■ Exercise brief ■
Look through the listing and locate every line containing the word "this"; copy those lines.

■ Source code of charts ■
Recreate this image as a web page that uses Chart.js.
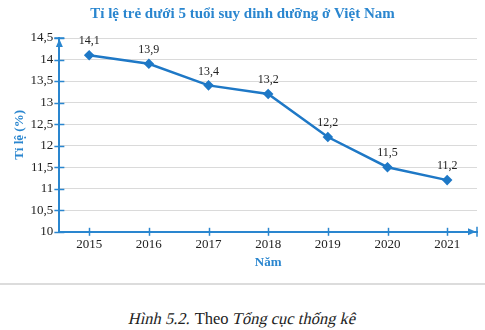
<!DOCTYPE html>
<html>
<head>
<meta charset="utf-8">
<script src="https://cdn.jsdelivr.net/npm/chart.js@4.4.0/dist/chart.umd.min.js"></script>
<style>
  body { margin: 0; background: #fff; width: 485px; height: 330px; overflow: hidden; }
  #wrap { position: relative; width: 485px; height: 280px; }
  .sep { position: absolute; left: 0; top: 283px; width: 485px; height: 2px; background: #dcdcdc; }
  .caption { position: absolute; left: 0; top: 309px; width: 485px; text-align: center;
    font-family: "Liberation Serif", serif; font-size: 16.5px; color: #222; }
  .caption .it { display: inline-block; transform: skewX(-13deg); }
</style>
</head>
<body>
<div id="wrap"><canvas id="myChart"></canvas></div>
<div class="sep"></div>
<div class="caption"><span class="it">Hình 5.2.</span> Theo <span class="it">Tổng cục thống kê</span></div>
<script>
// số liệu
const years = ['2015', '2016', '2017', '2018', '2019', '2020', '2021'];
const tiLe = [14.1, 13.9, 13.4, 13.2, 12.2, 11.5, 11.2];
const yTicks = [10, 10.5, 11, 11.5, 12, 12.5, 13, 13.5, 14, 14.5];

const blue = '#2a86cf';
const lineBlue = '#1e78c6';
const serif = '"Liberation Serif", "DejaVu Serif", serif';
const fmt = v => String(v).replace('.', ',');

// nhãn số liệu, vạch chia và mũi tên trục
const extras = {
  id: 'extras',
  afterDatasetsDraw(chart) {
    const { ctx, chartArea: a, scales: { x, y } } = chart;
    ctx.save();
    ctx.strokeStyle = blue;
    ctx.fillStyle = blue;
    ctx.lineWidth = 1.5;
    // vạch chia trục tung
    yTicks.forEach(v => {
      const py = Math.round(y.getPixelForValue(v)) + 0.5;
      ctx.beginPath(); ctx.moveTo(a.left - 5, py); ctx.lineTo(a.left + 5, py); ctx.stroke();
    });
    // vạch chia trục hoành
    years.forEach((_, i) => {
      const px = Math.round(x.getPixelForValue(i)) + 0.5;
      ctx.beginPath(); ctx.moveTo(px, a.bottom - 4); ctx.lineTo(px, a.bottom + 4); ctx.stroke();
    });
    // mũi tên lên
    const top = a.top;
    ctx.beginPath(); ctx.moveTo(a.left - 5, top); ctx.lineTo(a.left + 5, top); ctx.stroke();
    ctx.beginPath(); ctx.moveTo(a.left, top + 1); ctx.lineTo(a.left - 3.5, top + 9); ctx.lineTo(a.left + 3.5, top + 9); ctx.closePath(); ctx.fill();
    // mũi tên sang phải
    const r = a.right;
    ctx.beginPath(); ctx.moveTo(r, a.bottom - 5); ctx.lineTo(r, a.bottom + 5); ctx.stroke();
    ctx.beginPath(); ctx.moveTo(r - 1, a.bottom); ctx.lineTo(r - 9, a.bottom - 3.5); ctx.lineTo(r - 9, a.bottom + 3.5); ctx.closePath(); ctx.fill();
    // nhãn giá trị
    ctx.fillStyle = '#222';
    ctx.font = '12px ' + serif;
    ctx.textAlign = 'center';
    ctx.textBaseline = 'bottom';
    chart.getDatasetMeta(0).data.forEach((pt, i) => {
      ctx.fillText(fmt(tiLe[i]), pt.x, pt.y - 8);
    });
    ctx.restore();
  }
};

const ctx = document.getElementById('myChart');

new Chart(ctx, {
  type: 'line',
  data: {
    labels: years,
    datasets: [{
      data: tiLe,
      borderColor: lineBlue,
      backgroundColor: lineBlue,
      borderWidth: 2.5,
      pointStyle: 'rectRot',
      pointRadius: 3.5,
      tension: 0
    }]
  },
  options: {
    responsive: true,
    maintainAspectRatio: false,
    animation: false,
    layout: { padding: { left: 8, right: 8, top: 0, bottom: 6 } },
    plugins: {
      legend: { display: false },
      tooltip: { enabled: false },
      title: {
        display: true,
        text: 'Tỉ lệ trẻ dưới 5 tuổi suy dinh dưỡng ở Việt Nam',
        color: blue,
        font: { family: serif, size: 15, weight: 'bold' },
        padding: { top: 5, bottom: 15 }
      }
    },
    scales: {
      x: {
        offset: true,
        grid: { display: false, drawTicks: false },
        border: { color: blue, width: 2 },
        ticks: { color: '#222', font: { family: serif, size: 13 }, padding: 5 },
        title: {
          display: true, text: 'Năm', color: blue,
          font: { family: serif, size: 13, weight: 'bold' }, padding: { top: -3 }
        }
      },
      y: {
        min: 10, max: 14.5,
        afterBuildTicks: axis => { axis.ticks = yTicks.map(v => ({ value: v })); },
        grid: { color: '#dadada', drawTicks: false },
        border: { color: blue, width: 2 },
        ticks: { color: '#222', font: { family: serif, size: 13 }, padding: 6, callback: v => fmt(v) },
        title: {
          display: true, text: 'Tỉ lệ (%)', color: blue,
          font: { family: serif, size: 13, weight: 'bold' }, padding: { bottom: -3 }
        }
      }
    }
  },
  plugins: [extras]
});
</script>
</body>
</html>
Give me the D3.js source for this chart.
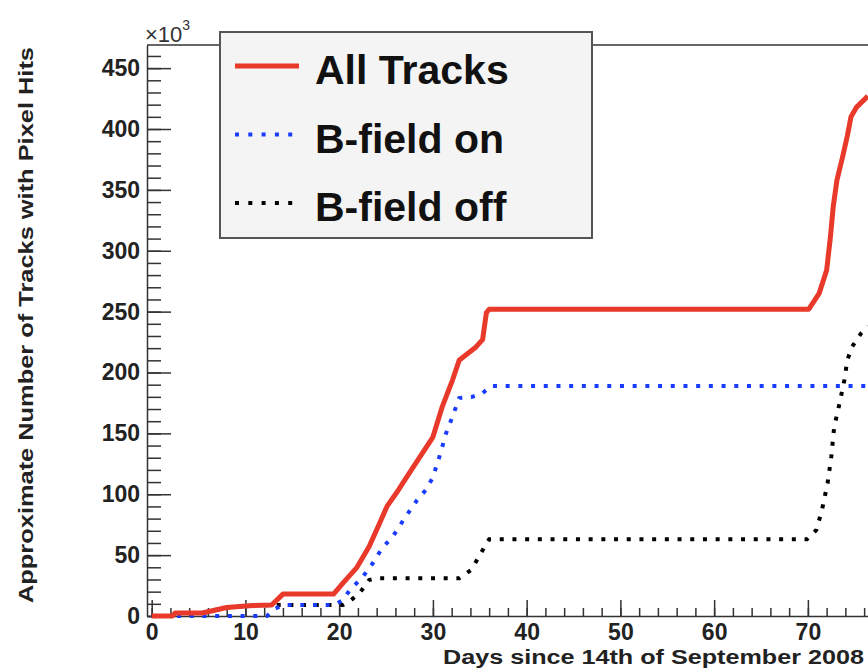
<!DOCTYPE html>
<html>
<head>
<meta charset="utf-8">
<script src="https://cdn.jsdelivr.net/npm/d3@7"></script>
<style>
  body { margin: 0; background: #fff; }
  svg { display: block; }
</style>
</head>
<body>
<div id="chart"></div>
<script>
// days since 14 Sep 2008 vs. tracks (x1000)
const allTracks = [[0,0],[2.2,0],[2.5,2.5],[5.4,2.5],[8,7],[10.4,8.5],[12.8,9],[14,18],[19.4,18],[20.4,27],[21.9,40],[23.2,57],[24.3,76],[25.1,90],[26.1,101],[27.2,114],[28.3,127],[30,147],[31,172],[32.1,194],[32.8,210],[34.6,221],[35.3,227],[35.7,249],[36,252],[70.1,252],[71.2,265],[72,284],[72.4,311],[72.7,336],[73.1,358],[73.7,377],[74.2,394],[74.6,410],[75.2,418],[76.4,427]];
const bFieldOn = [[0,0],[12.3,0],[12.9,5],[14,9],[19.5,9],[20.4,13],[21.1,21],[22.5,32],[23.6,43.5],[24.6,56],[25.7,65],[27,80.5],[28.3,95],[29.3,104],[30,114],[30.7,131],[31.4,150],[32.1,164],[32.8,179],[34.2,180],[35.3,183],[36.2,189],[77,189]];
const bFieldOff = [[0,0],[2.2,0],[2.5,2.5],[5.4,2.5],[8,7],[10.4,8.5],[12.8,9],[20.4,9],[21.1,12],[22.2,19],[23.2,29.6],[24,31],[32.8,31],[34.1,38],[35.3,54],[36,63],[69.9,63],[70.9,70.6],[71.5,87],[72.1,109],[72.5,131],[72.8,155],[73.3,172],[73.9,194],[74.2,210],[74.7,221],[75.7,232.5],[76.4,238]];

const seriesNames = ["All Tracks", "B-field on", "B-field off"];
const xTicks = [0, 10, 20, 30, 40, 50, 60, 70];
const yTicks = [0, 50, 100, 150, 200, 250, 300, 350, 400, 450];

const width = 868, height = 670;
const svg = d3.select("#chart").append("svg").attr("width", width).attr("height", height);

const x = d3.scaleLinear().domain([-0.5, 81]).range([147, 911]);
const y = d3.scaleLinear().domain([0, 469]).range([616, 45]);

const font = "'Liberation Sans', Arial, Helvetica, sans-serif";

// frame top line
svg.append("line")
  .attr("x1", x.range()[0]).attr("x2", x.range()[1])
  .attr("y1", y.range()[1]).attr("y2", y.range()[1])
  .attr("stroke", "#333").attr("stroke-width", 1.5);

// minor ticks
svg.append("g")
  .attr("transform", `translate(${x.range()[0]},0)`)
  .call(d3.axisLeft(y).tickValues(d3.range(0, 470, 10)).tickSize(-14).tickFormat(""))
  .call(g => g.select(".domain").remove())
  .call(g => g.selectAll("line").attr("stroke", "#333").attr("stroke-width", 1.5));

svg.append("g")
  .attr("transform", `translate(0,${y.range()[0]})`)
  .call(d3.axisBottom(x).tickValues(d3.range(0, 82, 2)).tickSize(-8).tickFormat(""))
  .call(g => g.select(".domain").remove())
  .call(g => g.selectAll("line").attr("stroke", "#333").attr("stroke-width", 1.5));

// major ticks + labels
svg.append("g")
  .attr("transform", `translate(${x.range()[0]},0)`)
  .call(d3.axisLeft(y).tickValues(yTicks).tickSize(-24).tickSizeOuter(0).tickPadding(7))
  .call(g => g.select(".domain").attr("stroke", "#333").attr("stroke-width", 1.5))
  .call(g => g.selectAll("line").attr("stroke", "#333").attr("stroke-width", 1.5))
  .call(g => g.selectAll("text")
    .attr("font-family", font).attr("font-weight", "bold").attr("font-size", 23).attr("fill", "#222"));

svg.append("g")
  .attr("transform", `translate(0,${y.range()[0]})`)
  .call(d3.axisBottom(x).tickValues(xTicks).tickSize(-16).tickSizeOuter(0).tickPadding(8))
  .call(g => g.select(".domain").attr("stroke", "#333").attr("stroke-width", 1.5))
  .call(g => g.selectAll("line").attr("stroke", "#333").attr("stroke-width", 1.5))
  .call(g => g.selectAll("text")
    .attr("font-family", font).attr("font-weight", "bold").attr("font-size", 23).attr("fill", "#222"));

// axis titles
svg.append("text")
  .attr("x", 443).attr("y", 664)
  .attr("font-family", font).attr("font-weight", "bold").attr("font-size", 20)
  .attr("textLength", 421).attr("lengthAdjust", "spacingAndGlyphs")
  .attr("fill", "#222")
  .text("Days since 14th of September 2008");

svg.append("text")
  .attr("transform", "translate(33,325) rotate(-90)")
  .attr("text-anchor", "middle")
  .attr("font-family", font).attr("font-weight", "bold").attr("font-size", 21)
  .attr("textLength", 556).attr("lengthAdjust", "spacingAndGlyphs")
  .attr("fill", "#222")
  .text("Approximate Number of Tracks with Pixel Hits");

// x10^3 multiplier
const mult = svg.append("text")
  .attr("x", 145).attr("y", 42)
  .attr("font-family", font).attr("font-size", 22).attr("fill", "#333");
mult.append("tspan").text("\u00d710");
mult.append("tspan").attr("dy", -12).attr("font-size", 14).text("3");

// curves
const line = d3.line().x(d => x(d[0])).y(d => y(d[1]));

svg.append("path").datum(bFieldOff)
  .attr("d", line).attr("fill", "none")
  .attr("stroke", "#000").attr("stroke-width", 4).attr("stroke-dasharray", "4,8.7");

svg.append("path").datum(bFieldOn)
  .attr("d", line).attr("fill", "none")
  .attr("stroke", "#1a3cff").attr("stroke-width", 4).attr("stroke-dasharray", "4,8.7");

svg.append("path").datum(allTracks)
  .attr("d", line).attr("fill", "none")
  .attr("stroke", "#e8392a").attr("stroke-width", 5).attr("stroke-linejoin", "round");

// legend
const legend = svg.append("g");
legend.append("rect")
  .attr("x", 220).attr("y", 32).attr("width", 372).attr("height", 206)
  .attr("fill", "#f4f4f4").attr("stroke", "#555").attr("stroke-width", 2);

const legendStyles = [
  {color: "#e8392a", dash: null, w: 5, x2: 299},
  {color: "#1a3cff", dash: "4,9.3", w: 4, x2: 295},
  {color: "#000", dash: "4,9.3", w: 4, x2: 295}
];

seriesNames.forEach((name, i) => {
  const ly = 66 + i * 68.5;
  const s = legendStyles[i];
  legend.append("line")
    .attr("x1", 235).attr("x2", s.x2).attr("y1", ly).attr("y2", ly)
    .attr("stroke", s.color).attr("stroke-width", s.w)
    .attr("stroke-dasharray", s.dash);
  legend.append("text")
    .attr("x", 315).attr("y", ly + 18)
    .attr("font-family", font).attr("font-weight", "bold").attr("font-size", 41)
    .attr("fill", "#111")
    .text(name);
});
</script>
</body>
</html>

■ Answer ■
Recreate this image as a web page that uses Chart.js.
Give me the D3.js source for this chart.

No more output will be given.